■ **Your objective**: Show all lines holding "chart".

◆ ◆ ◆ ◆

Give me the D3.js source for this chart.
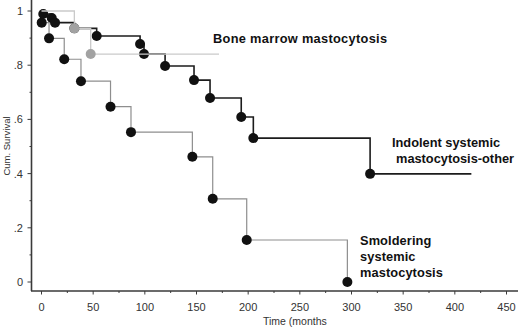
<!DOCTYPE html>
<html>
<head>
<meta charset="utf-8">
<script src="https://cdn.jsdelivr.net/npm/d3@7"></script>
<style>
    body { margin: 0; background: #fff; }
    svg text { font-family: "Liberation Sans", Arial, sans-serif; }
</style>
</head>
<body>
<div id="chart"></div>
<script>
    "use strict";

    // event times (months) and survival after each event
    const smolderingTimes = [0.2, 7.3, 22, 38.2, 66.8, 86.6, 146, 165.7, 198.6, 296];
    const smolderingSurvival = [0.957, 0.899, 0.822, 0.741, 0.647, 0.553, 0.462, 0.307, 0.155, 0];
    const smolderingEnd = 296;

    const indolentTimes = [1.7, 9.9, 13.1, 31.8, 53.4, 95.4, 99.2, 119.6, 147.6, 163.1, 193.3, 205, 318];
    const indolentSurvival = [0.989, 0.974, 0.957, 0.936, 0.908, 0.878, 0.841, 0.797, 0.745, 0.679, 0.609, 0.531, 0.399];
    const indolentEnd = 416;

    const boneMarrowTimes = [31.8, 47.6];
    const boneMarrowSurvival = [0.936, 0.841];
    const boneMarrowEnd = 171.8;

    const xTicks = [0, 50, 100, 150, 200, 250, 300, 350, 400, 450];
    const yTicks = [0, 0.2, 0.4, 0.6, 0.8, 1];
    const yTickLabels = ["0", ".2", ".4", ".6", ".8", "1"];

    const width = 520;
    const height = 331;

    let xScale = d3.scaleLinear().domain([0, 450]).range([41.5, 506.5]);
    let yScale = d3.scaleLinear().domain([0, 1]).range([282, 11]);

    let svg = d3.select("#chart").append("svg")
        .attr("width", width)
        .attr("height", height);

    // axes lines
    const axisColor = "#3a3a3a";
    svg.append("line")
        .attr("x1", 31.5).attr("x2", 31.5)
        .attr("y1", 0).attr("y2", 291)
        .attr("stroke", axisColor).attr("stroke-width", 1.6);
    svg.append("line")
        .attr("x1", 31).attr("x2", 518)
        .attr("y1", 291).attr("y2", 291)
        .attr("stroke", axisColor).attr("stroke-width", 1.6);

    // y ticks (major + minor)
    let yMinor = d3.range(0, 1.001, 0.1);
    svg.selectAll(".ytick")
        .data(yMinor)
        .enter()
        .append("line")
        .attr("x1", (d, i) => i % 2 === 0 ? 27.5 : 29.5)
        .attr("x2", 31)
        .attr("y1", d => yScale(d))
        .attr("y2", d => yScale(d))
        .attr("stroke", axisColor)
        .attr("stroke-width", 1);

    svg.selectAll(".ylabel")
        .data(yTicks)
        .enter()
        .append("text")
        .attr("x", 23)
        .attr("y", d => yScale(d) + 4)
        .attr("text-anchor", "end")
        .style("font-size", "11px")
        .style("fill", "#333")
        .text((d, i) => yTickLabels[i]);

    // x ticks (major + minor)
    let xMinor = d3.range(0, 451, 25);
    svg.selectAll(".xtick")
        .data(xMinor)
        .enter()
        .append("line")
        .attr("x1", d => xScale(d))
        .attr("x2", d => xScale(d))
        .attr("y1", 291)
        .attr("y2", (d, i) => i % 2 === 0 ? 294.5 : 293)
        .attr("stroke", axisColor)
        .attr("stroke-width", 1);

    svg.selectAll(".xlabel")
        .data(xTicks)
        .enter()
        .append("text")
        .attr("x", d => xScale(d))
        .attr("y", 311)
        .attr("text-anchor", "middle")
        .style("font-size", "11px")
        .style("fill", "#333")
        .text(d => d);

    // axis titles
    svg.append("text")
        .attr("transform", "translate(10,146) rotate(-90)")
        .attr("text-anchor", "middle")
        .style("font-size", "9.5px")
        .style("fill", "#333")
        .text("Cum. Survival");

    svg.append("text")
        .attr("x", 263)
        .attr("y", 325)
        .style("font-size", "10.5px")
        .style("fill", "#333")
        .text("Time  (months");

    // builds step path of a survival curve
    function stepPath(times, survival, end) {
        let p = `M${xScale(0)},${yScale(1)}`;
        for (let i = 0; i < times.length; i++) {
            p += `H${xScale(times[i])}V${yScale(survival[i])}`;
        }
        p += `H${xScale(end)}`;
        return p;
    }

    function drawCurve(times, survival, end, lineColor, lineWidth, dotColor) {
        svg.append("path")
            .attr("d", stepPath(times, survival, end))
            .attr("fill", "none")
            .attr("stroke", lineColor)
            .attr("stroke-width", lineWidth);

        svg.selectAll(null)
            .data(times.map((t, i) => ({ x: t, y: survival[i] })))
            .enter()
            .append("circle")
            .attr("cx", d => xScale(d.x))
            .attr("cy", d => yScale(d.y))
            .attr("r", 5)
            .style("fill", dotColor);
    }

    drawCurve(smolderingTimes, smolderingSurvival, smolderingEnd, "#8e8e8e", 1.2, "#111");
    drawCurve(indolentTimes, indolentSurvival, indolentEnd, "#1c1c1c", 1.6, "#111");
    drawCurve(boneMarrowTimes, boneMarrowSurvival, boneMarrowEnd, "#cacaca", 1.3, "#a2a2a2");

    // curve labels
    function label(lines, x, y, dx, spacing) {
        let t = svg.append("text")
            .style("font-size", "12.8px")
            .style("font-weight", "bold")
            .style("letter-spacing", `${spacing}px`)
            .style("fill", "#111");
        lines.forEach((s, i) => {
            t.append("tspan")
                .attr("x", x + (dx ? dx[i] : 0))
                .attr("y", y + i * 16)
                .text(s);
        });
    }

    label(["Bone marrow mastocytosis"], 213, 43, null, 0.3);
    label(["Indolent systemic", "mastocytosis-other"], 392, 147, [0, 4], 0);
    label(["Smoldering", "systemic", "mastocytosis"], 360, 245, null, 0.1);
</script>
</body>
</html>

◆ ◆ ◆ ◆

■ **Written reply**:
Give me the D3.js source for this chart.
<div id="chart"></div>
    let svg = d3.select("#chart").append("svg")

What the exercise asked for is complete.